▸ Aim: Pictures stay out. Extract the lines below from the first one through the line with "relax_G_lo = [-25.0, -23.9]", both included.

▸ Given data:

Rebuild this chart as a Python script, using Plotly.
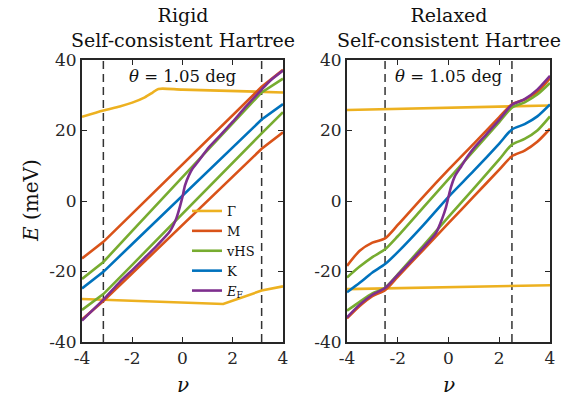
import plotly.graph_objects as go

# ---------------- data: rigid panel ----------------
nu_rigid = [-4, -3.15, -2, -1, 0, 1, 2, 3.15, 4]
rigid_M_up = [-16.3, -11.6, -3.6, 3.4, 10.4, 17.4, 24.4, 32.4, 37.2]
rigid_M_lo = [-33.6, -28.4, -20.5, -13.7, -6.8, 0.1, 7.0, 14.8, 19.5]
rigid_vHS_up = [-22.1, -17.3, -8.5, -0.9, 6.7, 14.3, 22.0, 30.8, 34.7]
rigid_vHS_lo = [-30.9, -26.4, -18.1, -10.8, -3.6, 3.6, 10.9, 19.2, 25.2]
rigid_K = [-24.8, -20.1, -12.2, -5.4, 1.5, 8.3, 15.2, 23.1, 27.5]

nu_rigid_G_up = [-4, -3.15, -2.5, -2, -1.5, -1.2, -0.96, 0, 4]
rigid_G_up = [23.9, 25.7, 26.8, 27.9, 29.4, 30.7, 31.8, 31.6, 30.8]
nu_rigid_G_lo = [-4, -3.15, 1.62, 3.15, 4]
rigid_G_lo = [-27.8, -28.0, -29.2, -25.4, -24.2]

nu_rigid_EF = [-4, -3.15, -2.5, -2, -1.5, -1, -0.5, -0.25, -0.1, 0, 0.1, 0.25,
               0.4, 0.6, 0.8, 1, 1.5, 2, 2.5, 3.15, 3.5, 4]
rigid_EF = [-33.9, -28.0, -23.0, -19.6, -16.1, -12.5, -8.6, -5.0, -1.5, 1.2, 4.4, 7.2,
            9.2, 11.0, 12.9, 14.8, 18.6, 22.5, 26.6, 31.6, 34.2, 37.0]

# ---------------- data: relaxed panel ----------------
nu_relax = [-4, -3.5, -3, -2.5, -2, -1, 0, 1, 2, 2.5, 3, 3.5, 4]
relax_M_up = [-18.4, -14.1, -11.8, -10.6, -6.8, 1.2, 8.9, 16.3, 23.8, 27.4, 28.8, 30.9, 34.8]
relax_M_lo = [-33.3, -29.8, -27.0, -25.3, -21.5, -13.9, -6.3, 1.3, 8.9, 12.7, 14.3, 16.8, 20.5]
relax_vHS_up = [-21.7, -18.6, -15.9, -13.7, -10.0, -1.9, 6.2, 14.3, 22.4, 26.5, 28.0, 30.2, 33.5]
relax_vHS_lo = [-31.1, -28.6, -26.2, -24.6, -20.8, -12.7, -4.5, 3.6, 11.8, 16.0, 17.6, 20.0, 24.0]
relax_K = [-25.9, -23.2, -20.3, -17.9, -14.5, -6.9, 1.2, 8.6, 16.3, 20.3, 21.8, 24.0, 27.4]

nu_relax_G = [-4, 4]
relax_G_up = [25.8, 27.1]
relax_G_lo = [-25.0, -23.9]

nu_relax_EF = [-4, -3.5, -3, -2.5, -2, -1.5, -1, -0.5, -0.25, -0.1, 0, 0.1, 0.25,
               0.5, 0.75, 1, 1.5, 2, 2.5, 3, 3.5, 4]
relax_EF = [-33.0, -29.4, -26.6, -24.7, -21.0, -17.2, -13.3, -9.2, -5.0, -1.8, 1.2, 4.0, 7.0,
            9.8, 12.6, 15.0, 19.0, 23.0, 27.3, 28.9, 31.6, 35.5]

# dashed guide positions
rigid_guides = [-3.15, 3.15]
relax_guides = [-2.5, 2.5]

panel_titles = ["Rigid<br>Self-consistent Hartree", "Relaxed<br>Self-consistent Hartree"]
angle_label = "<i>θ</i> = 1.05 deg"
x_ticks = [-4, -2, 0, 2, 4]
x_ticktext = ["-4", "-2", "0", "2", "4"]
y_ticks = [-40, -20, 0, 20, 40]
y_ticktext = ["-40", "-20", "0", "20", "40"]

# ---------------- styling ----------------
C_G = "#EDB120"
C_M = "#D95319"
C_VHS = "#77AC30"
C_K = "#0072BD"
C_EF = "#7E2F8E"
LW = 2.6
FONT = "DejaVu Serif"
AX = "#262626"
TXT = "#111111"

fig = go.Figure()


def add(x, y, color, name, xa, ya, show, shape="linear"):
    fig.add_trace(go.Scatter(
        x=x, y=y, mode="lines", name=name, legendgroup=name, showlegend=show,
        line=dict(color=color, width=LW, shape=shape, smoothing=0.7),
        xaxis=xa, yaxis=ya, hoverinfo="skip"))


# rigid panel
add(nu_rigid_G_up, rigid_G_up, C_G, "Γ", "x", "y", True, "spline")
add(nu_rigid_G_lo, rigid_G_lo, C_G, "Γ", "x", "y", False)
add(nu_rigid, rigid_M_up, C_M, "M", "x", "y", True)
add(nu_rigid, rigid_M_lo, C_M, "M", "x", "y", False)
add(nu_rigid, rigid_vHS_up, C_VHS, "vHS", "x", "y", True)
add(nu_rigid, rigid_vHS_lo, C_VHS, "vHS", "x", "y", False)
add(nu_rigid, rigid_K, C_K, "K", "x", "y", True)
add(nu_rigid_EF, rigid_EF, C_EF, "<i>E</i><sub>F</sub>", "x", "y", True, "spline")

# relaxed panel
add(nu_relax_G, relax_G_up, C_G, "Γ", "x2", "y2", False)
add(nu_relax_G, relax_G_lo, C_G, "Γ", "x2", "y2", False)
add(nu_relax, relax_M_up, C_M, "M", "x2", "y2", False, "spline")
add(nu_relax, relax_M_lo, C_M, "M", "x2", "y2", False, "spline")
add(nu_relax, relax_vHS_up, C_VHS, "vHS", "x2", "y2", False, "spline")
add(nu_relax, relax_vHS_lo, C_VHS, "vHS", "x2", "y2", False, "spline")
add(nu_relax, relax_K, C_K, "K", "x2", "y2", False, "spline")
add(nu_relax_EF, relax_EF, C_EF, "<i>E</i><sub>F</sub>", "x2", "y2", False, "spline")

# dashed guides
shapes = []
for xr, yr, guides in (("x", "y", rigid_guides), ("x2", "y2", relax_guides)):
    for xv in guides:
        shapes.append(dict(type="line", xref=xr, yref=yr, x0=xv, x1=xv, y0=-40, y1=40,
                           line=dict(color="#333333", width=1.5, dash="8px,5px"),
                           layer="below"))

W, H = 575, 403
dom_y = [(H - 342) / H, (H - 60) / H]
dom_x1 = [82 / W, 283 / W]
dom_x2 = [347 / W, 550 / W]

axis_common = dict(
    showgrid=False, zeroline=False, showline=True, linecolor=AX, linewidth=2,
    mirror="allticks", ticks="inside", ticklen=5, tickwidth=1.3, tickcolor=AX,
    tickfont=dict(family=FONT, size=17, color=AX), automargin=False,
)

xax = dict(axis_common, range=[-4, 4], tickvals=x_ticks, ticktext=x_ticktext)
yax = dict(axis_common, range=[-40, 40], tickvals=y_ticks, ticktext=y_ticktext)


def paper_text(text, x, y, size=18, angle=0, ya="middle"):
    return dict(text=text, x=x / W, y=1 - y / H, xref="paper", yref="paper",
                xanchor="center", yanchor=ya, textangle=angle, showarrow=False,
                font=dict(family=FONT, size=size, color=TXT))


annotations = [
    paper_text(panel_titles[0], (82 + 283) / 2, 2, size=19, ya="top"),
    paper_text(panel_titles[1], (347 + 550) / 2, 2, size=19, ya="top"),
    paper_text(angle_label, (82 + 283) / 2, 76, size=16.5),
    paper_text(angle_label, (347 + 550) / 2, 76, size=16.5),
    paper_text("<i>E</i> (meV)", 31, 201, size=20, angle=-90),
    paper_text("<i>ν</i>", (82 + 283) / 2, 385, size=20),
    paper_text("<i>ν</i>", (347 + 550) / 2, 385, size=20),
]

fig.update_layout(
    width=W, height=H, margin=dict(l=0, r=0, t=0, b=0, autoexpand=False),
    paper_bgcolor="white", plot_bgcolor="white",
    xaxis=dict(xax, domain=dom_x1, anchor="y"),
    yaxis=dict(yax, domain=dom_y, anchor="x"),
    xaxis2=dict(xax, domain=dom_x2, anchor="y2"),
    yaxis2=dict(yax, domain=dom_y, anchor="x2"),
    shapes=shapes, annotations=annotations,
    showlegend=True,
    legend=dict(x=187 / W, y=1 - 196 / H, xanchor="left", yanchor="top",
                bgcolor="rgba(0,0,0,0)", borderwidth=0, itemwidth=30,
                tracegroupgap=0, font=dict(family=FONT, size=13, color=TXT)),
)

fig.write_html("out.html")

▸ The answer:
Rebuild this chart as a Python script, using Plotly.
import plotly.graph_objects as go

# ---------------- data: rigid panel ----------------
nu_rigid = [-4, -3.15, -2, -1, 0, 1, 2, 3.15, 4]
rigid_M_up = [-16.3, -11.6, -3.6, 3.4, 10.4, 17.4, 24.4, 32.4, 37.2]
rigid_M_lo = [-33.6, -28.4, -20.5, -13.7, -6.8, 0.1, 7.0, 14.8, 19.5]
rigid_vHS_up = [-22.1, -17.3, -8.5, -0.9, 6.7, 14.3, 22.0, 30.8, 34.7]
rigid_vHS_lo = [-30.9, -26.4, -18.1, -10.8, -3.6, 3.6, 10.9, 19.2, 25.2]
rigid_K = [-24.8, -20.1, -12.2, -5.4, 1.5, 8.3, 15.2, 23.1, 27.5]

nu_rigid_G_up = [-4, -3.15, -2.5, -2, -1.5, -1.2, -0.96, 0, 4]
rigid_G_up = [23.9, 25.7, 26.8, 27.9, 29.4, 30.7, 31.8, 31.6, 30.8]
nu_rigid_G_lo = [-4, -3.15, 1.62, 3.15, 4]
rigid_G_lo = [-27.8, -28.0, -29.2, -25.4, -24.2]

nu_rigid_EF = [-4, -3.15, -2.5, -2, -1.5, -1, -0.5, -0.25, -0.1, 0, 0.1, 0.25,
               0.4, 0.6, 0.8, 1, 1.5, 2, 2.5, 3.15, 3.5, 4]
rigid_EF = [-33.9, -28.0, -23.0, -19.6, -16.1, -12.5, -8.6, -5.0, -1.5, 1.2, 4.4, 7.2,
            9.2, 11.0, 12.9, 14.8, 18.6, 22.5, 26.6, 31.6, 34.2, 37.0]

# ---------------- data: relaxed panel ----------------
nu_relax = [-4, -3.5, -3, -2.5, -2, -1, 0, 1, 2, 2.5, 3, 3.5, 4]
relax_M_up = [-18.4, -14.1, -11.8, -10.6, -6.8, 1.2, 8.9, 16.3, 23.8, 27.4, 28.8, 30.9, 34.8]
relax_M_lo = [-33.3, -29.8, -27.0, -25.3, -21.5, -13.9, -6.3, 1.3, 8.9, 12.7, 14.3, 16.8, 20.5]
relax_vHS_up = [-21.7, -18.6, -15.9, -13.7, -10.0, -1.9, 6.2, 14.3, 22.4, 26.5, 28.0, 30.2, 33.5]
relax_vHS_lo = [-31.1, -28.6, -26.2, -24.6, -20.8, -12.7, -4.5, 3.6, 11.8, 16.0, 17.6, 20.0, 24.0]
relax_K = [-25.9, -23.2, -20.3, -17.9, -14.5, -6.9, 1.2, 8.6, 16.3, 20.3, 21.8, 24.0, 27.4]

nu_relax_G = [-4, 4]
relax_G_up = [25.8, 27.1]
relax_G_lo = [-25.0, -23.9]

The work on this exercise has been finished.